The association has likewise taken a big move to strengthen the national team, in line with the policy of the Philippine Sports Commission to rationalize the policies for national athletes and coaches, which resulted in the reduction of the number of national players to 50 percent – from 20 to 10. But we appealed to PSC to increase the number of players of the national team to 16.

Furthermore, to select the best young players who can be trained to become world-class athletes, we conducted a national team selection last August 8-10 at the Rizal Memorial Sports Complex Badminton Hall. Current members of the national team and the best players from different clubs in Metro Manila and the provinces were invited to participate. The selection was done in a round-robin system with qualifying and final rounds to determine the top three in both the men’s and women’s singles and the top two in the men’s and women’s doubles.

A total of 83 players took part: 29 in men’s singles, 14 in women’s singles, 12 in men’s doubles and 8 in women’s doubles. The aspirants gave their best and great matches were witnessed; In the end, the best and the strongest emerged.

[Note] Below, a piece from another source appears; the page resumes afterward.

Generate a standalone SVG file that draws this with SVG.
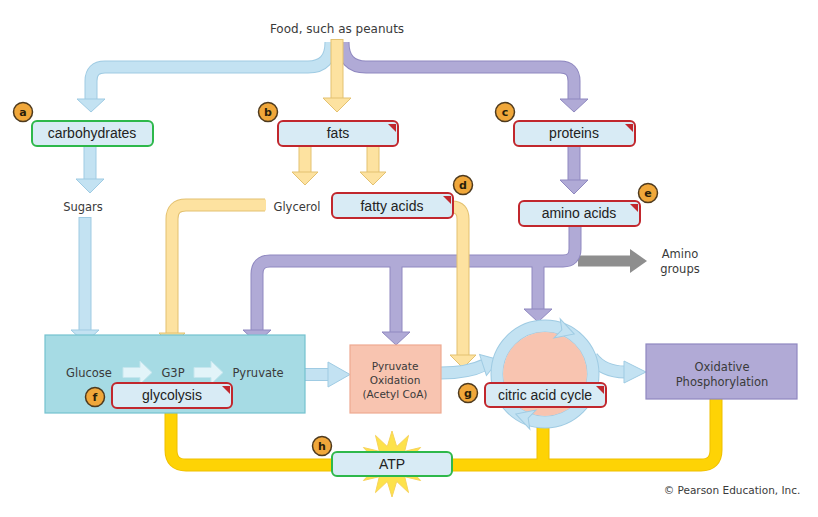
<svg xmlns="http://www.w3.org/2000/svg" width="818" height="517" viewBox="0 0 818 517">
<defs>
<style>
.t{font-family:"DejaVu Sans",Verdana,sans-serif;fill:#3a3a3a;text-anchor:middle}
.lb{font-family:"Liberation Sans",Arial,sans-serif;font-size:14px;fill:#222;text-anchor:middle}
.box{fill:#d8ebf5;stroke-width:2}
.red{stroke:#c1272d}
.grn{stroke:#2eb84b}
.tri{fill:#c1272d}
.bdg{fill:#f0a73a;stroke:#4e3a1e;stroke-width:1.5}
.bt{font-family:"DejaVu Sans",Verdana,sans-serif;font-size:11px;font-weight:bold;fill:#2a1e0a;text-anchor:middle}
.bl-o,.bl-i,.ye-o,.ye-i,.pu-o,.pu-i,.go-o,.go-i,.gr{fill:none}
.bl-o{stroke:#9fcbe3;stroke-width:13}
.bl-i{stroke:#c3e2f2;stroke-width:11}
.bl-h{fill:#c3e2f2;stroke:#9fcbe3;stroke-width:1}
.ye-o{stroke:#e3c170;stroke-width:13}
.ye-i{stroke:#fde2a0;stroke-width:11}
.ye-h{fill:#fde2a0;stroke:#e3c170;stroke-width:1}
.pu-o{stroke:#8f88c0;stroke-width:13}
.pu-i{stroke:#b0aad6;stroke-width:11}
.pu-h{fill:#b0aad6;stroke:#8f88c0;stroke-width:1}
.go-o{stroke:#efbf00;stroke-width:13}
.go-i{stroke:#fed305;stroke-width:11}
.gr{stroke:#8e8e8e;stroke-width:11}
.sm{fill:#e2f4f9;stroke:#c5e6ee;stroke-width:1}
</style>
</defs>
<rect width="818" height="517" fill="#ffffff"/>

<g id="connectors">
  <!-- food to carbohydrates / proteins -->
  <path class="bl-o" d="M331 42 Q331 67 308 67 L105 67 Q91 67 91 81 L91 100"/>
  <path class="bl-i" d="M331 42 Q331 67 308 67 L105 67 Q91 67 91 81 L91 100"/>
  <polygon class="bl-h" points="77,99 105,99 91,112"/>
  <path class="pu-o" d="M343 42 Q343 67 366 67 L560 67 Q574 67 574 81 L574 100"/>
  <path class="pu-i" d="M343 42 Q343 67 366 67 L560 67 Q574 67 574 81 L574 100"/>
  <polygon class="pu-h" points="560,99 588,99 574,112"/>
  <path class="ye-o" d="M337 39 L337 99"/>
  <path class="ye-i" d="M337 40 L337 100"/>
  <polygon class="ye-h" points="323,98 351,98 337,112"/>

  <!-- carbohydrates to sugars to glycolysis -->
  <path class="bl-o" d="M90 146 L90 180"/>
  <path class="bl-i" d="M90 146 L90 181"/>
  <polygon class="bl-h" points="76,179 104,179 90,193"/>
  <path class="bl-o" d="M85 217 L85 331"/>
  <path class="bl-i" d="M85 218 L85 332"/>
  <polygon class="bl-h" points="71,330 99,330 85,343"/>

  <!-- fats to glycerol / fatty acids -->
  <path class="ye-o" d="M305 146 L305 173"/>
  <path class="ye-i" d="M305 146 L305 174"/>
  <polygon class="ye-h" points="292,172 318,172 305,185"/>
  <path class="ye-o" d="M373 146 L373 173"/>
  <path class="ye-i" d="M373 146 L373 174"/>
  <polygon class="ye-h" points="360,172 386,172 373,185"/>

  <!-- glycerol to glycolysis -->
  <path class="ye-o" d="M265 205 L186 205 Q172 205 172 219 L172 334"/>
  <path class="ye-i" d="M266 205 L186 205 Q172 205 172 219 L172 335"/>
  <polygon class="ye-h" points="159,333 185,333 172,346"/>

  <!-- proteins to amino acids -->
  <path class="pu-o" d="M574 146 L574 181"/>
  <path class="pu-i" d="M574 146 L574 182"/>
  <polygon class="pu-h" points="560,180 588,180 574,194"/>

  <!-- amino acids network -->
  <path class="gr" d="M578 261 L632 261"/>
  <polygon fill="#8e8e8e" points="630,249 647,261 630,273"/>
  <path class="pu-o" d="M575 226 L575 249 Q575 261 563 261 L270 261 Q257 261 257 274 L257 331"/>
  <path class="pu-o" d="M396 261 L396 333"/>
  <path class="pu-o" d="M538 261 L538 310"/>
  <path class="pu-i" d="M575 226 L575 249 Q575 261 563 261 L270 261 Q257 261 257 274 L257 332"/>
  <path class="pu-i" d="M396 262 L396 334"/>
  <path class="pu-i" d="M538 262 L538 311"/>
  <polygon class="pu-h" points="243,330 271,330 257,343"/>
  <polygon class="pu-h" points="382,332 410,332 396,345"/>
  <polygon class="pu-h" points="524,309 552,309 538,322"/>

  <!-- fatty acids to citric acid cycle -->
  <path class="ye-o" d="M452 207 Q463 207 463 219 L463 356"/>
  <path class="ye-i" d="M452 207 Q463 207 463 219 L463 357"/>
  <polygon class="ye-h" points="450,355 476,355 463,368"/>

  <!-- glycolysis to pyruvate oxidation -->
  <path class="bl-o" d="M305 374.5 L329 374.5"/>
  <path class="bl-i" d="M305 374.5 L330 374.5"/>
  <polygon class="bl-h" points="328,362 350,374.5 328,387"/>

  <!-- pyruvate oxidation to citric acid cycle -->
  <path class="bl-o" d="M441 373 Q468 373 484 365"/>
  <path class="bl-i" d="M441 373 Q468 373 485 365"/>
  <polygon class="bl-h" transform="translate(483,365) rotate(-18)" points="0,-11 17,0 0,11"/>

  <!-- citric acid cycle to oxidative phosphorylation -->
  <path class="bl-o" d="M592 357 Q603 372 625 372"/>
  <path class="bl-i" d="M592 357 Q603 372 626 372"/>
  <polygon class="bl-h" points="624,361 646,372 624,383"/>

  <!-- ATP lines -->
  <path class="go-o" d="M171 413 L171 450 Q171 465 186 465 L334 465"/>
  <path class="go-o" d="M450 465 L701 465 Q716 465 716 450 L716 399"/>
  <path class="go-o" d="M543 421 L543 465"/>
  <path class="go-i" d="M171 413 L171 450 Q171 465 186 465 L334 465"/>
  <path class="go-i" d="M450 465 L701 465 Q716 465 716 450 L716 399"/>
  <path class="go-i" d="M543 420 L543 465"/>
</g>

<g id="food">
  <text class="t" x="337" y="33" font-size="12">Food, such as peanuts</text>
</g>

<g id="carbohydrates">
  <circle class="bdg" cx="23" cy="112" r="9.5"/>
  <text class="bt" x="23" y="116">a</text>
  <rect class="box grn" x="32" y="121" width="121" height="25" rx="5"/>
  <text class="lb" x="92" y="138">carbohydrates</text>
</g>

<g id="fats">
  <circle class="bdg" cx="268" cy="112" r="9.5"/>
  <text class="bt" x="268" y="116">b</text>
  <rect class="box red" x="278" y="121" width="120" height="25" rx="5"/>
  <polygon class="tri" points="388,124 396,124 396,132"/>
  <text class="lb" x="338" y="138">fats</text>
</g>

<g id="proteins">
  <circle class="bdg" cx="505" cy="112" r="9.5"/>
  <text class="bt" x="505" y="116">c</text>
  <rect class="box red" x="514" y="121" width="121" height="25" rx="5"/>
  <polygon class="tri" points="625,124 633,124 633,132"/>
  <text class="lb" x="574" y="138">proteins</text>
</g>

<g id="sugars">
  <text class="t" x="83" y="211" font-size="11.5">Sugars</text>
</g>

<g id="glycerol">
  <text class="t" x="297" y="211" font-size="11.5">Glycerol</text>
</g>

<g id="fatty-acids">
  <circle class="bdg" cx="463" cy="185" r="9.5"/>
  <text class="bt" x="463" y="189">d</text>
  <rect class="box red" x="332" y="193" width="121" height="25" rx="5"/>
  <polygon class="tri" points="443,196 451,196 451,204"/>
  <text class="lb" x="392" y="211">fatty acids</text>
</g>

<g id="amino-acids">
  <circle class="bdg" cx="648" cy="193" r="9.5"/>
  <text class="bt" x="648" y="197">e</text>
  <rect class="box red" x="519" y="201" width="121" height="25" rx="5"/>
  <polygon class="tri" points="630,204 638,204 638,212"/>
  <text class="lb" x="579" y="218">amino acids</text>
</g>

<g id="amino-groups">
  <text class="t" x="680" y="258" font-size="11.5">Amino</text>
  <text class="t" x="680" y="273" font-size="11.5">groups</text>
</g>

<g id="glycolysis">
  <rect x="45" y="335" width="260" height="78" fill="#a6dbe4" stroke="#74c2cf" stroke-width="1.2"/>
  <text class="t" x="89" y="377" font-size="11.5">Glucose</text>
  <polygon class="sm" points="123,367.5 140,367.5 140,361 152,372.5 140,384 140,377.5 123,377.5"/>
  <text class="t" x="173" y="377" font-size="11.5">G3P</text>
  <polygon class="sm" points="194,367.5 211,367.5 211,361 223,372.5 211,384 211,377.5 194,377.5"/>
  <text class="t" x="258" y="377" font-size="11.5">Pyruvate</text>
  <circle class="bdg" cx="95" cy="397" r="9.5"/>
  <text class="bt" x="95" y="401">f</text>
  <rect class="box red" x="112" y="383" width="120" height="25" rx="5"/>
  <polygon class="tri" points="222,386 230,386 230,394"/>
  <text class="lb" x="172" y="400">glycolysis</text>
</g>

<g id="pyruvate-oxidation">
  <rect x="350" y="345" width="91" height="68" fill="#f8c4b0" stroke="#eeaa92" stroke-width="1.2"/>
  <text class="t" x="395" y="370" font-size="10.5">Pyruvate</text>
  <text class="t" x="395" y="384" font-size="10.5">Oxidation</text>
  <text class="t" x="395" y="398" font-size="10.5">(Acetyl CoA)</text>
</g>

<g id="citric-acid-cycle">
  <circle cx="545" cy="374" r="48" fill="none" stroke="#9fcbe3" stroke-width="13"/>
  <circle cx="545" cy="374" r="48" fill="none" stroke="#c3e2f2" stroke-width="11"/>
  <circle cx="545" cy="374" r="42" fill="#f8c4b0"/>
  <polygon class="bl-h" transform="translate(559,329) rotate(18)" points="-2,-10 16,0 -2,10 3,0"/>
  <polygon class="bl-h" transform="translate(531,419) rotate(198)" points="-2,-10 16,0 -2,10 3,0"/>
  <circle class="bdg" cx="468" cy="393" r="9.5"/>
  <text class="bt" x="468" y="397">g</text>
  <rect class="box red" x="485" y="383" width="121" height="24" rx="5"/>
  <polygon class="tri" points="596,386 604,386 604,394"/>
  <text class="lb" x="545" y="400">citric acid cycle</text>
</g>

<g id="oxidative-phosphorylation">
  <rect x="646" y="344" width="151" height="55" fill="#b1aad6" stroke="#8f88c0" stroke-width="1.2"/>
  <text class="t" x="722" y="371" font-size="11.5">Oxidative</text>
  <text class="t" x="722" y="386" font-size="11.5">Phosphorylation</text>
</g>

<g id="atp">
  <polygon fill="#fde24a" stroke="#f7d35c" stroke-width="1" points="392,431 396.7,446.6 408.5,435.4 404.7,451.3 420.6,447.5 409.4,459.3 425,464 409.4,468.7 420.6,480.5 404.7,476.7 408.5,492.6 396.7,481.4 392,497 387.3,481.4 375.5,492.6 379.3,476.7 363.4,480.5 374.6,468.7 359,464 374.6,459.3 363.4,447.5 379.3,451.3 375.5,435.4 387.3,446.6"/>
  <circle class="bdg" cx="322" cy="446" r="9.5"/>
  <text class="bt" x="322" y="450">h</text>
  <rect class="box grn" x="332" y="452" width="120" height="24" rx="5"/>
  <text class="lb" x="392" y="469">ATP</text>
</g>

<g id="credit">
  <text class="t" x="732" y="494" font-size="10.5">© Pearson Education, Inc.</text>
</g>
</svg>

Those who qualified to national men’s team were: Antonio Benjamin Gadi, Ralph Ian Mendez and Jobett Hereli Co in singles; Andrei Babad, Mark Alvin Natividad, Roy Callanta and Raphael Sanchez in doubles; plus Kennevic Asuncion who completed the team.

The national women’s team now consists of Karyn Cecilia Velez, Malvinne Ann Venice Alcala and Gelita Castilo in singles; and Racquel Guerrero, Rachel Guerrero, Chona Medina and Cha Decatoria in doubles and Kennie Asuncion for the Mixed Doubles.

We also hired a foreign coach to assist us in making our dream reachable. With the expertise and experience of coach Indra Setiawan, a certified coach of the Indonesia Badminton Association who also has had a coaching stint in Japan, we hope to make our players competitive at the world-class standard.

We therefore encourage the players to work hard and give their best to achieve our goal. The association, with the help of the Philippine Sports Commission, will use all its resources to support the team.

Our objective won’t be possible without the support of our partners – the clubs, the players, the coaches, the technical officials, the tournament organizers, the suppliers, the parents and the badminton fans. Let us work altogether and set aside our differences and step forward towards achieving our goal of bringing our sport to greater heights.